> [What you will do]: Omit pictures and quote the listing below line by line, from its start through the line that holds "0.1497, 0.160, 0.1678]".
::::
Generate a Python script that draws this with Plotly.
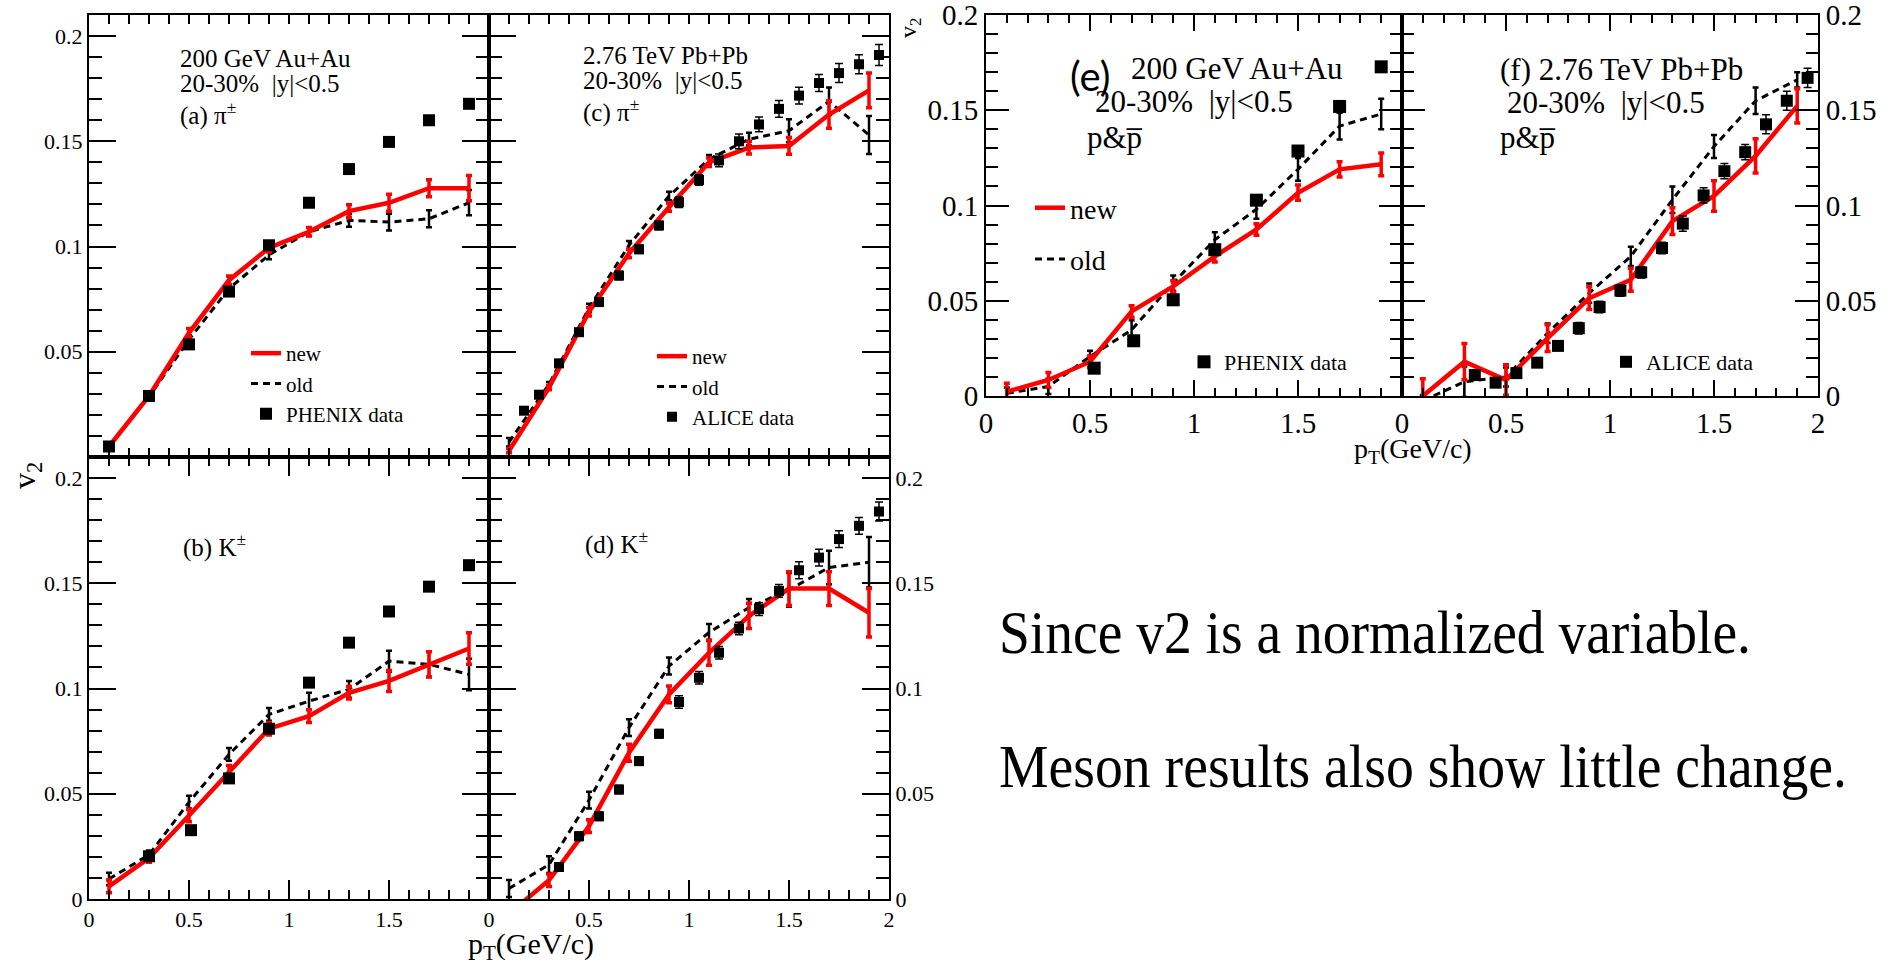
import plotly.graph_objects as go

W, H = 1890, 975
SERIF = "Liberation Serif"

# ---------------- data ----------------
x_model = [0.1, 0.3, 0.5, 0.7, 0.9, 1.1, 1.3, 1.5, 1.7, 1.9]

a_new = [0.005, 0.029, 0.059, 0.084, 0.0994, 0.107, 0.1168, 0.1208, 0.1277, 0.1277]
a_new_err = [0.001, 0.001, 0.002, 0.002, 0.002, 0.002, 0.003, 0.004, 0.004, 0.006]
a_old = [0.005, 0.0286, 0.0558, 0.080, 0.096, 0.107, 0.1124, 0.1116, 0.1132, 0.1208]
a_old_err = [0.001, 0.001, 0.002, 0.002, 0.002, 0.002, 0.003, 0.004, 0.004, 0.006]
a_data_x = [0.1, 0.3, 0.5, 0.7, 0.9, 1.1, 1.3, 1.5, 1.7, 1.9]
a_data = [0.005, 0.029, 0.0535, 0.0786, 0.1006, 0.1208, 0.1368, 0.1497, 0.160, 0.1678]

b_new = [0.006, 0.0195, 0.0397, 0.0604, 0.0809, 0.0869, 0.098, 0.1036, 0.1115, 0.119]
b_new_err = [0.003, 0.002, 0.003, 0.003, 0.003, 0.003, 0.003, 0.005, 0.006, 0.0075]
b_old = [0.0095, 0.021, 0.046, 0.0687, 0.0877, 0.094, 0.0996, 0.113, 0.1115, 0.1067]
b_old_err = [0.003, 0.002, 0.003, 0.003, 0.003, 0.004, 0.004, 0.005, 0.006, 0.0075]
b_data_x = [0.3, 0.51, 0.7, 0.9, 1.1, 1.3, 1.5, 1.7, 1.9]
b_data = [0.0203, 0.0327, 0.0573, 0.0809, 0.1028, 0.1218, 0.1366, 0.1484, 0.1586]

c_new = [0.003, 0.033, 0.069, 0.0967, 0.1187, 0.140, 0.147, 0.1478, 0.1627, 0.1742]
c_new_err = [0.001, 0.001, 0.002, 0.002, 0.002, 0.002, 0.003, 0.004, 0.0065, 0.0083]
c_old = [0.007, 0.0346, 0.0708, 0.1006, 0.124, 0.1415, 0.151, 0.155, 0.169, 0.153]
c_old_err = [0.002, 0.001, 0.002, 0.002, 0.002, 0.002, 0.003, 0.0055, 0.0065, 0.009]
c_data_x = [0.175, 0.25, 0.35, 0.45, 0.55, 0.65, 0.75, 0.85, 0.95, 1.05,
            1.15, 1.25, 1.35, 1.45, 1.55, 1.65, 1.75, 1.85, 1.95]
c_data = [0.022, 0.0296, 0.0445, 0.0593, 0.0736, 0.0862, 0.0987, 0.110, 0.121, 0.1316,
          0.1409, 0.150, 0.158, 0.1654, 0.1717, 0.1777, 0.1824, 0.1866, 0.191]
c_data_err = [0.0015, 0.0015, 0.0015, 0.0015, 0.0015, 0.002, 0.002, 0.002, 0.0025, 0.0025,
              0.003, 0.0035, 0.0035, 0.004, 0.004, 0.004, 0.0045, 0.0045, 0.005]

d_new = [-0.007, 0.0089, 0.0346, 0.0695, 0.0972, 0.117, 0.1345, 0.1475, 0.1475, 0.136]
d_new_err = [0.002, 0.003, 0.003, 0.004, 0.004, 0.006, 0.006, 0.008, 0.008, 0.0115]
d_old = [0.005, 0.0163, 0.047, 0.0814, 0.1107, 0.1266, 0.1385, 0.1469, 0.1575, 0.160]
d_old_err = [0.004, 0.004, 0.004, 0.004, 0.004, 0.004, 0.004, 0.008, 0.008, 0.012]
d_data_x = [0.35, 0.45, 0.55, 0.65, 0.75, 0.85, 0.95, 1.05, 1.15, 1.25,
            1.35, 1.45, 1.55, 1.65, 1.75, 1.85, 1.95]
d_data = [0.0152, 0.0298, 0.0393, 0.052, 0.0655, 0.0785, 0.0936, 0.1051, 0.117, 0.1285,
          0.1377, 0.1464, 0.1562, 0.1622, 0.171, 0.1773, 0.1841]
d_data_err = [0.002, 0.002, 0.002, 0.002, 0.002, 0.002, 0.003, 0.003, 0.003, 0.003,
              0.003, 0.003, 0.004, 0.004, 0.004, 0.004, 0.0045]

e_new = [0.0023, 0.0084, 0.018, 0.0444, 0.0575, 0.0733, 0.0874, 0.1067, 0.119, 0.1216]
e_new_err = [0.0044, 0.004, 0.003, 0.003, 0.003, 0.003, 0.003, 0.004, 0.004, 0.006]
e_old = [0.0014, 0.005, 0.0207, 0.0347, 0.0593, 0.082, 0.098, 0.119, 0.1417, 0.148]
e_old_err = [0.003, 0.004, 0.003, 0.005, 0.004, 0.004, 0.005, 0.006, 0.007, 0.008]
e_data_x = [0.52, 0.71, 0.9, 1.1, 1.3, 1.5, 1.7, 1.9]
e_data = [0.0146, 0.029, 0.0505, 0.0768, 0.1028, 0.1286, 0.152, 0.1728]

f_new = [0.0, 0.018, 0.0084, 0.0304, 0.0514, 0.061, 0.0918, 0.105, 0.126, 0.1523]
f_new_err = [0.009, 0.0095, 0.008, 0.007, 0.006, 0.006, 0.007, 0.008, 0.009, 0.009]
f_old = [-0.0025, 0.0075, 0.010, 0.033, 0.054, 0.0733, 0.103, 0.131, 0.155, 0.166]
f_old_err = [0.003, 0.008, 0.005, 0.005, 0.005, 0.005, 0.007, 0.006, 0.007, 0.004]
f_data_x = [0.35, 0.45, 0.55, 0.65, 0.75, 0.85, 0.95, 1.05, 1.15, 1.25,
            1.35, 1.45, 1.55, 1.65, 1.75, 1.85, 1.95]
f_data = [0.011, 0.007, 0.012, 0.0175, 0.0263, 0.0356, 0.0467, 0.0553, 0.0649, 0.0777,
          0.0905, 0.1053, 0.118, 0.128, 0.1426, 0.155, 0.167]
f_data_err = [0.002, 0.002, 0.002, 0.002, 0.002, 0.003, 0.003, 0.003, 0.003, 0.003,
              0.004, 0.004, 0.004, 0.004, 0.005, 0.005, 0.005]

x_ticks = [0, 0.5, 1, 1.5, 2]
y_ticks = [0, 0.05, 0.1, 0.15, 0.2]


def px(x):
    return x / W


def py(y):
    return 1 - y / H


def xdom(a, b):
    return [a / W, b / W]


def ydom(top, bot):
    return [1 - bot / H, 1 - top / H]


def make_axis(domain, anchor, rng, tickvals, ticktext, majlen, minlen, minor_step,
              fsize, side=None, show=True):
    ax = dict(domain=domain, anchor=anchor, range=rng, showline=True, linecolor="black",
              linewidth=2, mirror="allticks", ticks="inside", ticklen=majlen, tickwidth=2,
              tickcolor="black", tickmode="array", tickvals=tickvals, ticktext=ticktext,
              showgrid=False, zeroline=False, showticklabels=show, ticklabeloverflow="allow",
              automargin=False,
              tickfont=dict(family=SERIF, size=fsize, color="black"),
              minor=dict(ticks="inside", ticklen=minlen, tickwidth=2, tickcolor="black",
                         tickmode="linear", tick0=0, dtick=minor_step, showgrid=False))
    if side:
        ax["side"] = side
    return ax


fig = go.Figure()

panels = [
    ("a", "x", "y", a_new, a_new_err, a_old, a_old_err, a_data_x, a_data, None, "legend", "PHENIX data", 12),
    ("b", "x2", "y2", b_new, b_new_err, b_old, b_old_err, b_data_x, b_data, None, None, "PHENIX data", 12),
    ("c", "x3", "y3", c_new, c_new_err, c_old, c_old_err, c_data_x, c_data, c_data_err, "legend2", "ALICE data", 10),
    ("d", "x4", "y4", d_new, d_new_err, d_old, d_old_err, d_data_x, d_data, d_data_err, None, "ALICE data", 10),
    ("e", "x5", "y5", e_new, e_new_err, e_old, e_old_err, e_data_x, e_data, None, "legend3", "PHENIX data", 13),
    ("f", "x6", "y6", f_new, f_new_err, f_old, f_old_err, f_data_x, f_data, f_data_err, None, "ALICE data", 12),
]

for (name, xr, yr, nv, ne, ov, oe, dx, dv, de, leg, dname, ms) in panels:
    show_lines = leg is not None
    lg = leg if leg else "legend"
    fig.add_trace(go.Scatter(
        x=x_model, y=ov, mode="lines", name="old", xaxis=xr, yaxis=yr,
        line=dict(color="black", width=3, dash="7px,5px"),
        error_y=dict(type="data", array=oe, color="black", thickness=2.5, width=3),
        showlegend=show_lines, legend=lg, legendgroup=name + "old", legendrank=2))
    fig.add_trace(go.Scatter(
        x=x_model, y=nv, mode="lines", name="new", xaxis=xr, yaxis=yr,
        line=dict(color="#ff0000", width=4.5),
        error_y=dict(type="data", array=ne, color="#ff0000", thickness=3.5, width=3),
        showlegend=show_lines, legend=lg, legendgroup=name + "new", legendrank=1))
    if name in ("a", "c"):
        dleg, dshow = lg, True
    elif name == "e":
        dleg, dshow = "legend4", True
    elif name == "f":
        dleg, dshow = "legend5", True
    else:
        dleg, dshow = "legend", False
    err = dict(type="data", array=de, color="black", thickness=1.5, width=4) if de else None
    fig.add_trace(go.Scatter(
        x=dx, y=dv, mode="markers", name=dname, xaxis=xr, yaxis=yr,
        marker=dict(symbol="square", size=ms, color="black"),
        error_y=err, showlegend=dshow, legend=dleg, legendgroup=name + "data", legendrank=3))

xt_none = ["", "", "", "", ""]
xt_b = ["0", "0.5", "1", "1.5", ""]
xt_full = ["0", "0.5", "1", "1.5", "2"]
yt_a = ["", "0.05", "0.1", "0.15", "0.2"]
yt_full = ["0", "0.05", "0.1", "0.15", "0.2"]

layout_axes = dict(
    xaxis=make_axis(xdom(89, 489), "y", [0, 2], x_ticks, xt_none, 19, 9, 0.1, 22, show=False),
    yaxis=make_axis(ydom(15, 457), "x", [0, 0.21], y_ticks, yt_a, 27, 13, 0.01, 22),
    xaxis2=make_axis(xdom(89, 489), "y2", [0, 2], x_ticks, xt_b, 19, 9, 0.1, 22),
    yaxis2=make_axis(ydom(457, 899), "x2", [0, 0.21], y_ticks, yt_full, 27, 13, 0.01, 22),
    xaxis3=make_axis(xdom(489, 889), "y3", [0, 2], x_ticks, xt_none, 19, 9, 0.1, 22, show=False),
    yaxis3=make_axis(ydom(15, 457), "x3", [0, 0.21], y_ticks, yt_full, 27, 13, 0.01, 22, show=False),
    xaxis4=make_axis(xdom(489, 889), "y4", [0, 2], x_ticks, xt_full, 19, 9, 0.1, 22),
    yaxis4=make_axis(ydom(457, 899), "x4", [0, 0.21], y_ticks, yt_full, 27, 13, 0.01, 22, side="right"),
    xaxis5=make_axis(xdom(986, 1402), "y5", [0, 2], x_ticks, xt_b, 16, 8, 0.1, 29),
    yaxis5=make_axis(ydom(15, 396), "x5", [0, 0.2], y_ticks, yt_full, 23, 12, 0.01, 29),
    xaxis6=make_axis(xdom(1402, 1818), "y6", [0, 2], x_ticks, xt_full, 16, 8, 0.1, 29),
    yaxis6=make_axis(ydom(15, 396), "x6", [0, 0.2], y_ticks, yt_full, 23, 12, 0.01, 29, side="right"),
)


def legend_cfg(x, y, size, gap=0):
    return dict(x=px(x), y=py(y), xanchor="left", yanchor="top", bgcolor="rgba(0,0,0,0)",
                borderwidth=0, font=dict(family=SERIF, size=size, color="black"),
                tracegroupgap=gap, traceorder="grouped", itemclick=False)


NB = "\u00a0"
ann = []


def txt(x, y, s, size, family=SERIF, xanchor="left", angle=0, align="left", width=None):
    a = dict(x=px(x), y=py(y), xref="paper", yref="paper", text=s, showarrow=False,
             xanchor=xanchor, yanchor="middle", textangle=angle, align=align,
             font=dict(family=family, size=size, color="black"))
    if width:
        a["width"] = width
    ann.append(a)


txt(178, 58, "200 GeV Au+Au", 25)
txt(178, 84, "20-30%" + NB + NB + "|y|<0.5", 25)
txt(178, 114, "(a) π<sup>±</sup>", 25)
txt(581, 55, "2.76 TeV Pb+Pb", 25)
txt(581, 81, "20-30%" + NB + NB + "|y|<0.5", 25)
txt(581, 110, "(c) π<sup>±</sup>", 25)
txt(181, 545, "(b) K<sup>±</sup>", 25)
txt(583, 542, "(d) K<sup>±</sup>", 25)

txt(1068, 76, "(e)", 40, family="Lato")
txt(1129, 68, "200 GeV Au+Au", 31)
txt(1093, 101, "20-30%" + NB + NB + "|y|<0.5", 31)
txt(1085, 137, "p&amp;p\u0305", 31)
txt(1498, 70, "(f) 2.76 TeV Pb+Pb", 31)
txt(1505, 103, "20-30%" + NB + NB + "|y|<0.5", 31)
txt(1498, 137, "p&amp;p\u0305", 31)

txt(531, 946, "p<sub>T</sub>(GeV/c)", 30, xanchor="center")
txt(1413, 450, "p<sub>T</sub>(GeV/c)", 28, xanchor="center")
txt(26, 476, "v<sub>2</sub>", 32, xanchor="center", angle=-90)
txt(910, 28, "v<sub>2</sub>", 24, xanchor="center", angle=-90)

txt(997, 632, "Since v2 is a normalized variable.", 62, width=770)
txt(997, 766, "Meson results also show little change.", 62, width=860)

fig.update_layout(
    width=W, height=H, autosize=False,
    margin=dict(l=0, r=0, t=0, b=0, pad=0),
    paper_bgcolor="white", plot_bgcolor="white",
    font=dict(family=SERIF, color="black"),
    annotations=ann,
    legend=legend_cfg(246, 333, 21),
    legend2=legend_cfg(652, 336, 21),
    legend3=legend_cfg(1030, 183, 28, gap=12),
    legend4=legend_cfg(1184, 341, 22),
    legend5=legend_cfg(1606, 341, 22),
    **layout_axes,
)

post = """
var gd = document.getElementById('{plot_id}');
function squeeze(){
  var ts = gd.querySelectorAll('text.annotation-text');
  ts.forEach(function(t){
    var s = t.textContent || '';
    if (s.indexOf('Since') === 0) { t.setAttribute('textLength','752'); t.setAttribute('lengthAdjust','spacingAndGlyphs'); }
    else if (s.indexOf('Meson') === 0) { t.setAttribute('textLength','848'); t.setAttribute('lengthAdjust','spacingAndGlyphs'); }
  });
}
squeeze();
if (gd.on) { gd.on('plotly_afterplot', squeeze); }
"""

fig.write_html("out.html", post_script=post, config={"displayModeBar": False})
::::
> [Reply]:
Generate a Python script that draws this with Plotly.
import plotly.graph_objects as go

W, H = 1890, 975
SERIF = "Liberation Serif"

# ---------------- data ----------------
x_model = [0.1, 0.3, 0.5, 0.7, 0.9, 1.1, 1.3, 1.5, 1.7, 1.9]

a_new = [0.005, 0.029, 0.059, 0.084, 0.0994, 0.107, 0.1168, 0.1208, 0.1277, 0.1277]
a_new_err = [0.001, 0.001, 0.002, 0.002, 0.002, 0.002, 0.003, 0.004, 0.004, 0.006]
a_old = [0.005, 0.0286, 0.0558, 0.080, 0.096, 0.107, 0.1124, 0.1116, 0.1132, 0.1208]
a_old_err = [0.001, 0.001, 0.002, 0.002, 0.002, 0.002, 0.003, 0.004, 0.004, 0.006]
a_data_x = [0.1, 0.3, 0.5, 0.7, 0.9, 1.1, 1.3, 1.5, 1.7, 1.9]
a_data = [0.005, 0.029, 0.0535, 0.0786, 0.1006, 0.1208, 0.1368, 0.1497, 0.160, 0.1678]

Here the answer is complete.